Kanye actually sent us a sample of his tunes, and frankly, Walter and I listened to it, and although we’d love some of the income, neither of us particularly liked what he had done with it. We said 'No,' at first, and then he wrote us a hand-written letter that was kind of touching.

 

The music still holds up. You can check.
Thanks a lot. I’m going to have to take your word for it, because I’m not going to listen to it.

Are you fearing November 2012?
Fearful, no, not really. I mean, you know, I lived through a Nixon presidency and a Reagan presidency  and George Bush I and George Bush II, so I’m not fearful. I’ll tell you one thing, though: In the '60s, when I was going to school, I wasn’t very political. I figured that the kind of sexually-repressed, uptight, fundamentalist-types would die off, because they were old people. Soon they would die off, they would be gone, and the younger generation could enjoy their utopia. But as it turns out, they kept reproducing, and those same guys with those terrible haircuts are there every year, and now they’re younger than I am. I can’t figure it out.

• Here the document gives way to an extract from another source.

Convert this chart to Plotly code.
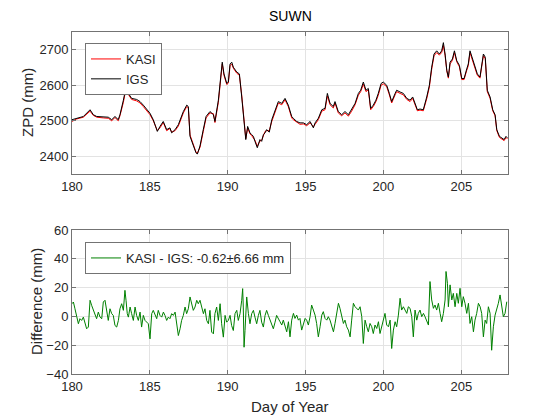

Do you feel like your solo stuff is more explicitly political? 
Oh, no. I think there’s an implicit political stance in Steely Dan. Even though we don’t write explicit political material, it’s there. 

I'm thinking of Morph the Cat, with the airport security references.
Yeah, that's true. And there's “Mary Shut the Garden Door.” That's a very paranoid song, a little political, too.

Has the paranoia of post-9/11 New York worn off?
Well, not for some people, obviously. But the '60s are the most paranoid decade in my memory. For me, the paranoia then dwarfs now. Growing up with the daily threat of nuclear catastrophe—it was hammered into children every day. That was the worst.

A color-coded terrorism threat advisory scale—none of this compares?
Nah. There's nothing like your father building a fallout shelter in the backyard. Or a special radio station to tune into—all radios had this little triangle on the dial—that you would tune to when the bombs started falling. It was treated like a sure thing.

What do you still love about New York? 
Well, it’s certainly not like it used to be, because Manhattan—where I live—has been virtually emptied of any class, except the upper-middle class and wealthy people, so it’s way different. But it’s still a city where you go outside, and there are people walking down the street and they're yelling at each other and girls crying on their cell phones. In one block, you see more life than you will see in any suburb for a year.